• Given material:
◆ ◆ ◆ ◆

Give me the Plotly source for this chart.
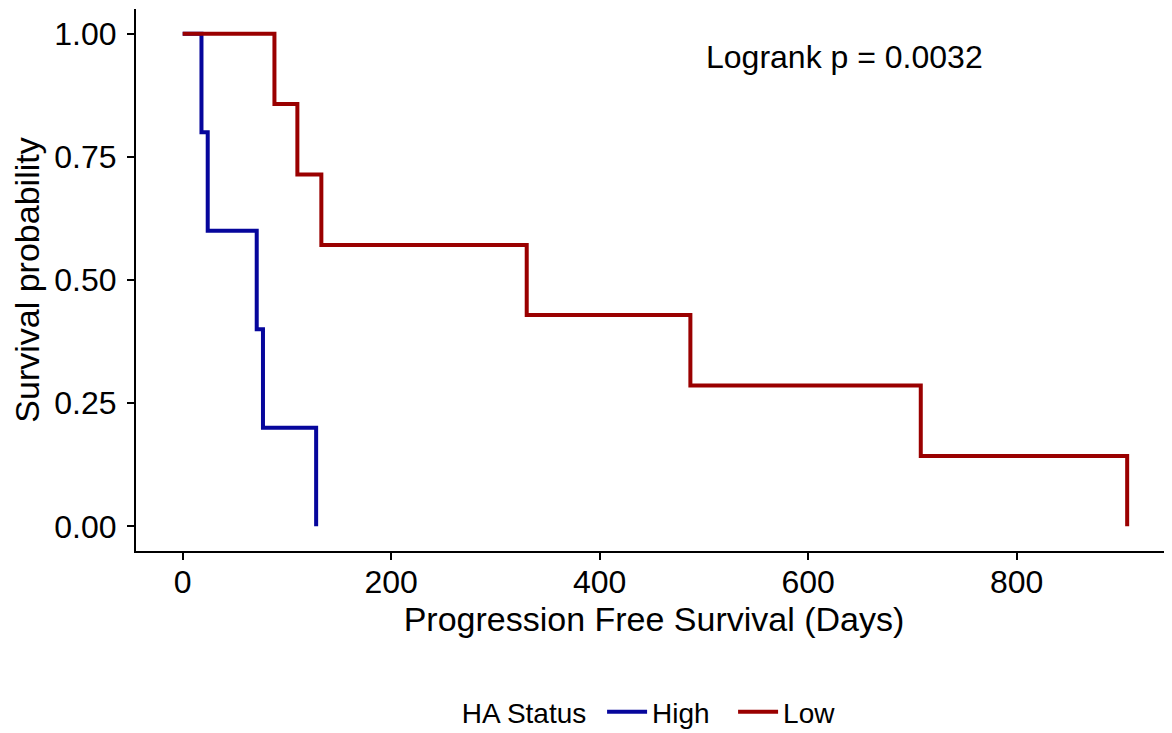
import plotly.graph_objects as go

# Kaplan-Meier step data
high_times = [0, 18, 24, 71, 77, 128]
high_surv = [1.0, 0.8, 0.6, 0.4, 0.2, 0.0]
low_times = [0, 88, 110, 133, 330, 487, 708, 906]
low_surv = [1.0, 0.857, 0.714, 0.571, 0.429, 0.286, 0.143, 0.0]

x_ticks = [0, 200, 400, 600, 800]
y_ticks = [0.0, 0.25, 0.5, 0.75, 1.0]
y_tick_labels = ["0.00", "0.25", "0.50", "0.75", "1.00"]

FONT = "Liberation Sans, Arial, Helvetica, sans-serif"
BLUE = "#06069C"
RED = "#9A0000"

fig = go.Figure()
fig.add_trace(go.Scatter(x=high_times, y=high_surv, mode="lines", name="High",
                         line=dict(shape="hv", color=BLUE, width=4)))
fig.add_trace(go.Scatter(x=low_times, y=low_surv, mode="lines", name="Low",
                         line=dict(shape="hv", color=RED, width=4)))

fig.add_annotation(x=500, y=0.952, xref="x", yref="y", text="Logrank p = 0.0032",
                   showarrow=False, xanchor="left", yanchor="middle",
                   font=dict(family=FONT, size=32, color="black"))

# page body has an 8px margin, so the figure is 8px smaller than the window
fig.update_layout(
    width=1164, height=725,
    margin=dict(l=128, r=0, t=1, b=182, autoexpand=False),
    paper_bgcolor="white", plot_bgcolor="white",
    font=dict(family=FONT, color="black"),
    showlegend=True,
    legend=dict(orientation="h", x=0.508, xanchor="center", y=-0.297, yanchor="middle",
                title=dict(text="HA Status ", font=dict(size=28, family=FONT)),
                font=dict(size=28, family=FONT), itemwidth=40, tracegroupgap=0,
                entrywidth=76),
    xaxis=dict(range=[-44.8, 949], tickvals=x_ticks, ticktext=[str(v) for v in x_ticks],
               automargin=False,
               showgrid=False, zeroline=False, showline=True, linecolor="black", linewidth=2,
               ticks="outside", ticklen=7, tickwidth=2, tickcolor="black",
               ticklabelstandoff=-5,
               tickfont=dict(size=32, family=FONT, color="black"),
               title=dict(text="Progression Free Survival (Days)", standoff=0,
                          font=dict(size=34, family=FONT, color="black"))),
    yaxis=dict(range=[-0.05, 1.05], tickvals=y_ticks, ticktext=y_tick_labels,
               automargin=False,
               showgrid=False, zeroline=False, showline=True, linecolor="black", linewidth=2,
               ticks="outside", ticklen=7, tickwidth=2, tickcolor="black",
               ticklabelstandoff=4,
               tickfont=dict(size=32, family=FONT, color="black"),
               title=dict(text="Survival probability", standoff=6,
                          font=dict(size=34, family=FONT, color="black"))),
)

fig.write_html("out.html")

◆ ◆ ◆ ◆

• Exercise: What is needed is an exact reproduction of the data, pictures excluded.

• The response:
Give me the Plotly source for this chart.
import plotly.graph_objects as go

# Kaplan-Meier step data
high_times = [0, 18, 24, 71, 77, 128]
high_surv = [1.0, 0.8, 0.6, 0.4, 0.2, 0.0]
low_times = [0, 88, 110, 133, 330, 487, 708, 906]
low_surv = [1.0, 0.857, 0.714, 0.571, 0.429, 0.286, 0.143, 0.0]

x_ticks = [0, 200, 400, 600, 800]
y_ticks = [0.0, 0.25, 0.5, 0.75, 1.0]
y_tick_labels = ["0.00", "0.25", "0.50", "0.75", "1.00"]

FONT = "Liberation Sans, Arial, Helvetica, sans-serif"
BLUE = "#06069C"
RED = "#9A0000"

fig = go.Figure()
fig.add_trace(go.Scatter(x=high_times, y=high_surv, mode="lines", name="High",
                         line=dict(shape="hv", color=BLUE, width=4)))
fig.add_trace(go.Scatter(x=low_times, y=low_surv, mode="lines", name="Low",
                         line=dict(shape="hv", color=RED, width=4)))

fig.add_annotation(x=500, y=0.952, xref="x", yref="y", text="Logrank p = 0.0032",
                   showarrow=False, xanchor="left", yanchor="middle",
                   font=dict(family=FONT, size=32, color="black"))

# page body has an 8px margin, so the figure is 8px smaller than the window
fig.update_layout(
    width=1164, height=725,
    margin=dict(l=128, r=0, t=1, b=182, autoexpand=False),
    paper_bgcolor="white", plot_bgcolor="white",
    font=dict(family=FONT, color="black"),
    showlegend=True,
    legend=dict(orientation="h", x=0.508, xanchor="center", y=-0.297, yanchor="middle",
                title=dict(text="HA Status ", font=dict(size=28, family=FONT)),
                font=dict(size=28, family=FONT), itemwidth=40, tracegroupgap=0,
                entrywidth=76),
    xaxis=dict(range=[-44.8, 949], tickvals=x_ticks, ticktext=[str(v) for v in x_ticks],
               automargin=False,
               showgrid=False, zeroline=False, showline=True, linecolor="black", linewidth=2,
               ticks="outside", ticklen=7, tickwidth=2, tickcolor="black",
               ticklabelstandoff=-5,
               tickfont=dict(size=32, family=FONT, color="black"),
               title=dict(text="Progression Free Survival (Days)", standoff=0,
                          font=dict(size=34, family=FONT, color="black"))),
    yaxis=dict(range=[-0.05, 1.05], tickvals=y_ticks, ticktext=y_tick_labels,
               automargin=False,
               showgrid=False, zeroline=False, showline=True, linecolor="black", linewidth=2,
               ticks="outside", ticklen=7, tickwidth=2, tickcolor="black",
               ticklabelstandoff=4,
               tickfont=dict(size=32, family=FONT, color="black"),
               title=dict(text="Survival probability", standoff=6,
                          font=dict(size=34, family=FONT, color="black"))),
)

fig.write_html("out.html")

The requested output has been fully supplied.